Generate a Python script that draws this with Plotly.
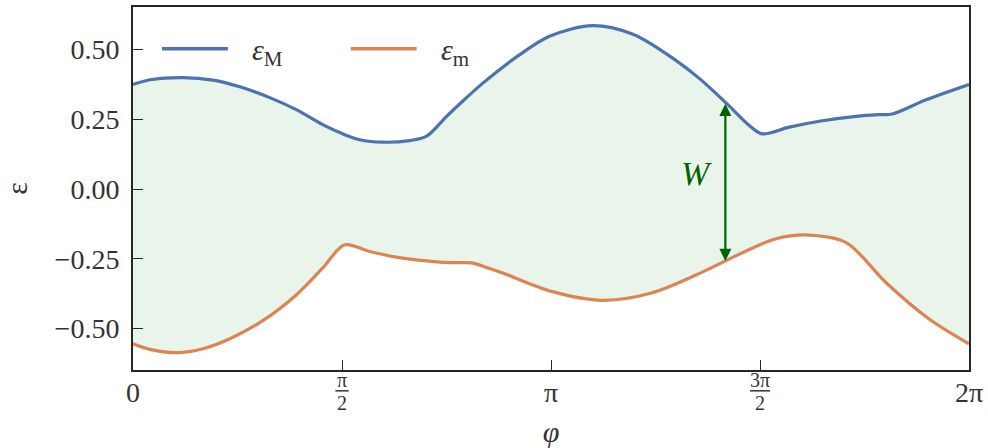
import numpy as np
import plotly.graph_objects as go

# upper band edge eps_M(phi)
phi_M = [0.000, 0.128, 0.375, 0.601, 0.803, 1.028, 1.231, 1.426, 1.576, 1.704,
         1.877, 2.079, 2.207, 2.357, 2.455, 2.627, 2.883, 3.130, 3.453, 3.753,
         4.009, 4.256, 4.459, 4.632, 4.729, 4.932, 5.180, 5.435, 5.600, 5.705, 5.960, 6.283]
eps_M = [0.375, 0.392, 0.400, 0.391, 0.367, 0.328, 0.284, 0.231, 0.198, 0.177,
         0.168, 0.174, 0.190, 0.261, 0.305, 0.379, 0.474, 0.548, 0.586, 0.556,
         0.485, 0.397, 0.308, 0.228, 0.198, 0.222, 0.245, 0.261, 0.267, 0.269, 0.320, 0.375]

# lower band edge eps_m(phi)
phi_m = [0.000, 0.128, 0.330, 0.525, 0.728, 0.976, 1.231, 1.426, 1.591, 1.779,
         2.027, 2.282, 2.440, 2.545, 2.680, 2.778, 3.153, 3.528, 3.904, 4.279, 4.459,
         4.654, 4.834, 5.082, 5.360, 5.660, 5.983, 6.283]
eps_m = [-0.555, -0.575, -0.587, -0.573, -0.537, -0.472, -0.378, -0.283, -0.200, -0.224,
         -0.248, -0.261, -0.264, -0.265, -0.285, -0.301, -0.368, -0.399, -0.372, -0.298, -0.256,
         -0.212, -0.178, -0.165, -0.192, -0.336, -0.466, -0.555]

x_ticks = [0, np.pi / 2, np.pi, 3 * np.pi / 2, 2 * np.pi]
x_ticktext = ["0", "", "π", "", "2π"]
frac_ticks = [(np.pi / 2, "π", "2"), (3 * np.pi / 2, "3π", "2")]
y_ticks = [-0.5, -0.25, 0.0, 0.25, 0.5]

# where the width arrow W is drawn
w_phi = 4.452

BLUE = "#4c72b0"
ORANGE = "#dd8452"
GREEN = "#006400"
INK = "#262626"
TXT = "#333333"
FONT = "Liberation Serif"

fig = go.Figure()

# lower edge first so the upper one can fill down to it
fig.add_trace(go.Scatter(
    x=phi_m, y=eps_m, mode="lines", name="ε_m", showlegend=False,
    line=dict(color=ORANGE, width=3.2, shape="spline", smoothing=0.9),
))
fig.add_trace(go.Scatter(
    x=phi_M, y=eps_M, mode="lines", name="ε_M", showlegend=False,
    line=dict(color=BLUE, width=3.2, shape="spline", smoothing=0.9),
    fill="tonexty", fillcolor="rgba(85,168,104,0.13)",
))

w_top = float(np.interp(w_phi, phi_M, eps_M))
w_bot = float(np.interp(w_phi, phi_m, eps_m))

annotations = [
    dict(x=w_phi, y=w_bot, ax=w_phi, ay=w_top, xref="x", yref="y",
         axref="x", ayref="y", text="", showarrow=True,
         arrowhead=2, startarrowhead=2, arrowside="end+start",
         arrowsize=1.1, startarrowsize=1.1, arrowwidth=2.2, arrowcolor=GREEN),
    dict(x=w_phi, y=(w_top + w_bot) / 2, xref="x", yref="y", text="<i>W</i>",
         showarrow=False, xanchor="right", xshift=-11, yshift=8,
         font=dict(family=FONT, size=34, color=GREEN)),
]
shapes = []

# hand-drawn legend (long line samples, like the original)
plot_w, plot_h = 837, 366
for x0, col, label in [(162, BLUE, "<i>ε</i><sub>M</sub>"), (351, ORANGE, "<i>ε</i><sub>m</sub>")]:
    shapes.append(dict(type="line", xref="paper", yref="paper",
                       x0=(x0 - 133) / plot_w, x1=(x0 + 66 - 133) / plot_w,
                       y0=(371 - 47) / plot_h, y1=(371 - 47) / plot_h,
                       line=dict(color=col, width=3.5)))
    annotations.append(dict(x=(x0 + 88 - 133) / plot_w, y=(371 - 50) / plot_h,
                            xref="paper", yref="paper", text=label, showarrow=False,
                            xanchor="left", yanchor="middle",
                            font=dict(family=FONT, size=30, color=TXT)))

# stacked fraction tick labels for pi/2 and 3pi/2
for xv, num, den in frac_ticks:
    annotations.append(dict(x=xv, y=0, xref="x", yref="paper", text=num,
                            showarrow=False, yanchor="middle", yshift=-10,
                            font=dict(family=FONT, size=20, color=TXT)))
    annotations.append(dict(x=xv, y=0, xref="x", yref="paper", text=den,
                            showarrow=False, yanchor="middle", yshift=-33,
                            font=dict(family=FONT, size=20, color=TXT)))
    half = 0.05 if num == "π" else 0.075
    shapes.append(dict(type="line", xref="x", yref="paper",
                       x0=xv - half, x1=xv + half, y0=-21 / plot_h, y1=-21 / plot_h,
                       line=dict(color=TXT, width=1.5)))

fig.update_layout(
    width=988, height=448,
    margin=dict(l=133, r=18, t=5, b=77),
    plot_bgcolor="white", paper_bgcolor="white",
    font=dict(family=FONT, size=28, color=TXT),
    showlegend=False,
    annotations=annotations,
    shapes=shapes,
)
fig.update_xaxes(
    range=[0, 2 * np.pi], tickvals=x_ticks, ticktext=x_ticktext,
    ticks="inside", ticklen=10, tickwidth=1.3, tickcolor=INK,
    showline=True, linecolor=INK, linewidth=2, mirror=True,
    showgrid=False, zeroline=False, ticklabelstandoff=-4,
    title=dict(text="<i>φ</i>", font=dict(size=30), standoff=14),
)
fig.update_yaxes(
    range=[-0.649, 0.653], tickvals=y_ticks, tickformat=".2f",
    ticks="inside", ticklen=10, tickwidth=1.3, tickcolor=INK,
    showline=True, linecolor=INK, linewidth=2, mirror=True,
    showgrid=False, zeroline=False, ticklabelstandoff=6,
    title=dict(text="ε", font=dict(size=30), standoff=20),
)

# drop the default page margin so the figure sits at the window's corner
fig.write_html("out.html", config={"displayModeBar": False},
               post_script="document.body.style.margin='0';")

◆ Task statement ◆
Write out the lines from the start of the material to the line with "-0.212, -0.178, -0.165, -0.192, -0.336, -0.466, -0.555]", inclusive and exactly. Skip the pictures.

◆ The answer ◆
Generate a Python script that draws this with Plotly.
import numpy as np
import plotly.graph_objects as go

# upper band edge eps_M(phi)
phi_M = [0.000, 0.128, 0.375, 0.601, 0.803, 1.028, 1.231, 1.426, 1.576, 1.704,
         1.877, 2.079, 2.207, 2.357, 2.455, 2.627, 2.883, 3.130, 3.453, 3.753,
         4.009, 4.256, 4.459, 4.632, 4.729, 4.932, 5.180, 5.435, 5.600, 5.705, 5.960, 6.283]
eps_M = [0.375, 0.392, 0.400, 0.391, 0.367, 0.328, 0.284, 0.231, 0.198, 0.177,
         0.168, 0.174, 0.190, 0.261, 0.305, 0.379, 0.474, 0.548, 0.586, 0.556,
         0.485, 0.397, 0.308, 0.228, 0.198, 0.222, 0.245, 0.261, 0.267, 0.269, 0.320, 0.375]

# lower band edge eps_m(phi)
phi_m = [0.000, 0.128, 0.330, 0.525, 0.728, 0.976, 1.231, 1.426, 1.591, 1.779,
         2.027, 2.282, 2.440, 2.545, 2.680, 2.778, 3.153, 3.528, 3.904, 4.279, 4.459,
         4.654, 4.834, 5.082, 5.360, 5.660, 5.983, 6.283]
eps_m = [-0.555, -0.575, -0.587, -0.573, -0.537, -0.472, -0.378, -0.283, -0.200, -0.224,
         -0.248, -0.261, -0.264, -0.265, -0.285, -0.301, -0.368, -0.399, -0.372, -0.298, -0.256,
         -0.212, -0.178, -0.165, -0.192, -0.336, -0.466, -0.555]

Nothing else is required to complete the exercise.